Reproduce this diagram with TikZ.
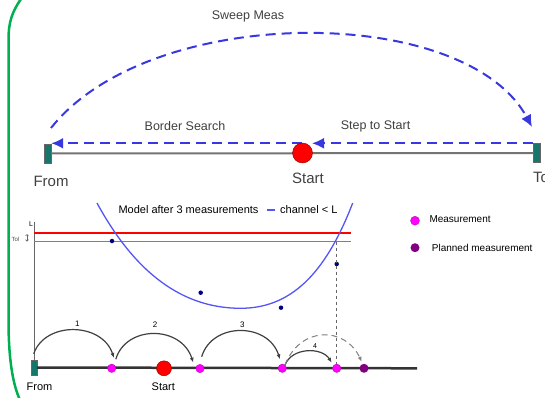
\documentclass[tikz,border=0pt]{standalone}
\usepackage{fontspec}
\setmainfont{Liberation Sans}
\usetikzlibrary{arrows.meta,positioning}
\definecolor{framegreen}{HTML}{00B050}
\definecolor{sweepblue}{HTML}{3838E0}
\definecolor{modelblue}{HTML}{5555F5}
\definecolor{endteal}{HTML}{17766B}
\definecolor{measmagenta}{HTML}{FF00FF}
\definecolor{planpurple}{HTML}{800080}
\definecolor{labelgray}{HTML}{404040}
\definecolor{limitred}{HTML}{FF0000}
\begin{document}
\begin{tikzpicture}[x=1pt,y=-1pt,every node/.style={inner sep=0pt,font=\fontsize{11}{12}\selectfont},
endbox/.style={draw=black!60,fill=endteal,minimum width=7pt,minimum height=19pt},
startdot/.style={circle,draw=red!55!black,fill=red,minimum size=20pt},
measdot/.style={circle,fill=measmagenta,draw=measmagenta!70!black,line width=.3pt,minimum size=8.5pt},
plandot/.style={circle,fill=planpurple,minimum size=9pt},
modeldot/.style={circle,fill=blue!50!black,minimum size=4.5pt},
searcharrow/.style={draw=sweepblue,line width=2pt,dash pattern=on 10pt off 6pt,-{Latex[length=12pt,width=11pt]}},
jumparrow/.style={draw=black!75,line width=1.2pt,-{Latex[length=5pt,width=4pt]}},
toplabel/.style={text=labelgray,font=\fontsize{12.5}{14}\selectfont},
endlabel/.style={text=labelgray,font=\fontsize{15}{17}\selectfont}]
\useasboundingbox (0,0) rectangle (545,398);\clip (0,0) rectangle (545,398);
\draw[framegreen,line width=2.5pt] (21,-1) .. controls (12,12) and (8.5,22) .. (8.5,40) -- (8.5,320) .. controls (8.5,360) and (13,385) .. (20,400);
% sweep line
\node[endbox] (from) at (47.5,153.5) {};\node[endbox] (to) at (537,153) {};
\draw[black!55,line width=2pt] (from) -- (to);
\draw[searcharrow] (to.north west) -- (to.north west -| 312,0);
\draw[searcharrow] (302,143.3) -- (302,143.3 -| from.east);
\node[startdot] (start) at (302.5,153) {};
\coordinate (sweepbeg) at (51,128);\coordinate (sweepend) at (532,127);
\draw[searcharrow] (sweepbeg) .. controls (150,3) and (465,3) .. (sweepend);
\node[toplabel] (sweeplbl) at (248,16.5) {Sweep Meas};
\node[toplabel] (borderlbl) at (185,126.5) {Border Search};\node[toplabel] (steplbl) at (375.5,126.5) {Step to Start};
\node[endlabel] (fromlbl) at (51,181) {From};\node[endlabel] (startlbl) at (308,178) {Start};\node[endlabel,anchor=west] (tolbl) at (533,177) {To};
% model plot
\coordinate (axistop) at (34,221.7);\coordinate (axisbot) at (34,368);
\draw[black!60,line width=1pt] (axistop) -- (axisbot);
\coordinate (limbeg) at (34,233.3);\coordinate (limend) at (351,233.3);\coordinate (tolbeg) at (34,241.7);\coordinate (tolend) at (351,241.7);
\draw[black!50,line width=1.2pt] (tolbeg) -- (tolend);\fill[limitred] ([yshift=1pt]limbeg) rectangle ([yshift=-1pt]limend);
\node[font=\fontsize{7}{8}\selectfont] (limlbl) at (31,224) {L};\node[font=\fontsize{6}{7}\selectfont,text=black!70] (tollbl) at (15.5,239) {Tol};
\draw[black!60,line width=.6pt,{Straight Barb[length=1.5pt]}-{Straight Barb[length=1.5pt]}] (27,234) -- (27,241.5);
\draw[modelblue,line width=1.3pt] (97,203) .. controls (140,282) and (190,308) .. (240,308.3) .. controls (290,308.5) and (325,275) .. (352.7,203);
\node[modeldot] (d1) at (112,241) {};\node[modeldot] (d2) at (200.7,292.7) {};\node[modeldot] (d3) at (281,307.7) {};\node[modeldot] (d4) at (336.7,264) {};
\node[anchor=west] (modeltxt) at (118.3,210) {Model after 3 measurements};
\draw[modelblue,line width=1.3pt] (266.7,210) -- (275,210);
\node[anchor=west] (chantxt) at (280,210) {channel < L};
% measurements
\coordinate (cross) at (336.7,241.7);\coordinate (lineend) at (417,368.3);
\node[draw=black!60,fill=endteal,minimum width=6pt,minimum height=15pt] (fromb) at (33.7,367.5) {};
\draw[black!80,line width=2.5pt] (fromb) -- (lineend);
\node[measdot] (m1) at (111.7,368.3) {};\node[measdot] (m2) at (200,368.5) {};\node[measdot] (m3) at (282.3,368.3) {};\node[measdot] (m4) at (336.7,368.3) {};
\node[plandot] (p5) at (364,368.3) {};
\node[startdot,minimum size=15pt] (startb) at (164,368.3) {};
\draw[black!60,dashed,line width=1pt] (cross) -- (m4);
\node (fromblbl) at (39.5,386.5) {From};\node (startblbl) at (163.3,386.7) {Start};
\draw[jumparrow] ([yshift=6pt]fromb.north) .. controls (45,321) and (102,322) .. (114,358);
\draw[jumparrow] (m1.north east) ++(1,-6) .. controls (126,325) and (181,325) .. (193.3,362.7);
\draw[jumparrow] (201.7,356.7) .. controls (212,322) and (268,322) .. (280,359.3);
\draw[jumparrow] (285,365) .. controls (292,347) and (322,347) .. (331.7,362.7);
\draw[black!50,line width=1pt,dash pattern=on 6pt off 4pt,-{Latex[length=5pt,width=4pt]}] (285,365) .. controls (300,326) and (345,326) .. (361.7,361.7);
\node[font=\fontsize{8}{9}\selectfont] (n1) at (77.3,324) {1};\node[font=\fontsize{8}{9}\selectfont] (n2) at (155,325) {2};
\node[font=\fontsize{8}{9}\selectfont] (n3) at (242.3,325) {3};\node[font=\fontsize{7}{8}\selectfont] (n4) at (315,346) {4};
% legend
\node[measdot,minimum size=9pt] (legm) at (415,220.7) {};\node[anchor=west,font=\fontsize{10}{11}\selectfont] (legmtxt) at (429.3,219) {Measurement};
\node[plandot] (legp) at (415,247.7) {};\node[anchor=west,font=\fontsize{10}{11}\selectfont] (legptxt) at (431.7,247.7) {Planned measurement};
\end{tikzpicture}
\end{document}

What is expected :: Print out the whole of the material word for word, without pictures.

Answer for the task ::
Reproduce this diagram with TikZ.
\documentclass[tikz,border=0pt]{standalone}
\usepackage{fontspec}
\setmainfont{Liberation Sans}
\usetikzlibrary{arrows.meta,positioning}
\definecolor{framegreen}{HTML}{00B050}
\definecolor{sweepblue}{HTML}{3838E0}
\definecolor{modelblue}{HTML}{5555F5}
\definecolor{endteal}{HTML}{17766B}
\definecolor{measmagenta}{HTML}{FF00FF}
\definecolor{planpurple}{HTML}{800080}
\definecolor{labelgray}{HTML}{404040}
\definecolor{limitred}{HTML}{FF0000}
\begin{document}
\begin{tikzpicture}[x=1pt,y=-1pt,every node/.style={inner sep=0pt,font=\fontsize{11}{12}\selectfont},
endbox/.style={draw=black!60,fill=endteal,minimum width=7pt,minimum height=19pt},
startdot/.style={circle,draw=red!55!black,fill=red,minimum size=20pt},
measdot/.style={circle,fill=measmagenta,draw=measmagenta!70!black,line width=.3pt,minimum size=8.5pt},
plandot/.style={circle,fill=planpurple,minimum size=9pt},
modeldot/.style={circle,fill=blue!50!black,minimum size=4.5pt},
searcharrow/.style={draw=sweepblue,line width=2pt,dash pattern=on 10pt off 6pt,-{Latex[length=12pt,width=11pt]}},
jumparrow/.style={draw=black!75,line width=1.2pt,-{Latex[length=5pt,width=4pt]}},
toplabel/.style={text=labelgray,font=\fontsize{12.5}{14}\selectfont},
endlabel/.style={text=labelgray,font=\fontsize{15}{17}\selectfont}]
\useasboundingbox (0,0) rectangle (545,398);\clip (0,0) rectangle (545,398);
\draw[framegreen,line width=2.5pt] (21,-1) .. controls (12,12) and (8.5,22) .. (8.5,40) -- (8.5,320) .. controls (8.5,360) and (13,385) .. (20,400);
% sweep line
\node[endbox] (from) at (47.5,153.5) {};\node[endbox] (to) at (537,153) {};
\draw[black!55,line width=2pt] (from) -- (to);
\draw[searcharrow] (to.north west) -- (to.north west -| 312,0);
\draw[searcharrow] (302,143.3) -- (302,143.3 -| from.east);
\node[startdot] (start) at (302.5,153) {};
\coordinate (sweepbeg) at (51,128);\coordinate (sweepend) at (532,127);
\draw[searcharrow] (sweepbeg) .. controls (150,3) and (465,3) .. (sweepend);
\node[toplabel] (sweeplbl) at (248,16.5) {Sweep Meas};
\node[toplabel] (borderlbl) at (185,126.5) {Border Search};\node[toplabel] (steplbl) at (375.5,126.5) {Step to Start};
\node[endlabel] (fromlbl) at (51,181) {From};\node[endlabel] (startlbl) at (308,178) {Start};\node[endlabel,anchor=west] (tolbl) at (533,177) {To};
% model plot
\coordinate (axistop) at (34,221.7);\coordinate (axisbot) at (34,368);
\draw[black!60,line width=1pt] (axistop) -- (axisbot);
\coordinate (limbeg) at (34,233.3);\coordinate (limend) at (351,233.3);\coordinate (tolbeg) at (34,241.7);\coordinate (tolend) at (351,241.7);
\draw[black!50,line width=1.2pt] (tolbeg) -- (tolend);\fill[limitred] ([yshift=1pt]limbeg) rectangle ([yshift=-1pt]limend);
\node[font=\fontsize{7}{8}\selectfont] (limlbl) at (31,224) {L};\node[font=\fontsize{6}{7}\selectfont,text=black!70] (tollbl) at (15.5,239) {Tol};
\draw[black!60,line width=.6pt,{Straight Barb[length=1.5pt]}-{Straight Barb[length=1.5pt]}] (27,234) -- (27,241.5);
\draw[modelblue,line width=1.3pt] (97,203) .. controls (140,282) and (190,308) .. (240,308.3) .. controls (290,308.5) and (325,275) .. (352.7,203);
\node[modeldot] (d1) at (112,241) {};\node[modeldot] (d2) at (200.7,292.7) {};\node[modeldot] (d3) at (281,307.7) {};\node[modeldot] (d4) at (336.7,264) {};
\node[anchor=west] (modeltxt) at (118.3,210) {Model after 3 measurements};
\draw[modelblue,line width=1.3pt] (266.7,210) -- (275,210);
\node[anchor=west] (chantxt) at (280,210) {channel < L};
% measurements
\coordinate (cross) at (336.7,241.7);\coordinate (lineend) at (417,368.3);
\node[draw=black!60,fill=endteal,minimum width=6pt,minimum height=15pt] (fromb) at (33.7,367.5) {};
\draw[black!80,line width=2.5pt] (fromb) -- (lineend);
\node[measdot] (m1) at (111.7,368.3) {};\node[measdot] (m2) at (200,368.5) {};\node[measdot] (m3) at (282.3,368.3) {};\node[measdot] (m4) at (336.7,368.3) {};
\node[plandot] (p5) at (364,368.3) {};
\node[startdot,minimum size=15pt] (startb) at (164,368.3) {};
\draw[black!60,dashed,line width=1pt] (cross) -- (m4);
\node (fromblbl) at (39.5,386.5) {From};\node (startblbl) at (163.3,386.7) {Start};
\draw[jumparrow] ([yshift=6pt]fromb.north) .. controls (45,321) and (102,322) .. (114,358);
\draw[jumparrow] (m1.north east) ++(1,-6) .. controls (126,325) and (181,325) .. (193.3,362.7);
\draw[jumparrow] (201.7,356.7) .. controls (212,322) and (268,322) .. (280,359.3);
\draw[jumparrow] (285,365) .. controls (292,347) and (322,347) .. (331.7,362.7);
\draw[black!50,line width=1pt,dash pattern=on 6pt off 4pt,-{Latex[length=5pt,width=4pt]}] (285,365) .. controls (300,326) and (345,326) .. (361.7,361.7);
\node[font=\fontsize{8}{9}\selectfont] (n1) at (77.3,324) {1};\node[font=\fontsize{8}{9}\selectfont] (n2) at (155,325) {2};
\node[font=\fontsize{8}{9}\selectfont] (n3) at (242.3,325) {3};\node[font=\fontsize{7}{8}\selectfont] (n4) at (315,346) {4};
% legend
\node[measdot,minimum size=9pt] (legm) at (415,220.7) {};\node[anchor=west,font=\fontsize{10}{11}\selectfont] (legmtxt) at (429.3,219) {Measurement};
\node[plandot] (legp) at (415,247.7) {};\node[anchor=west,font=\fontsize{10}{11}\selectfont] (legptxt) at (431.7,247.7) {Planned measurement};
\end{tikzpicture}
\end{document}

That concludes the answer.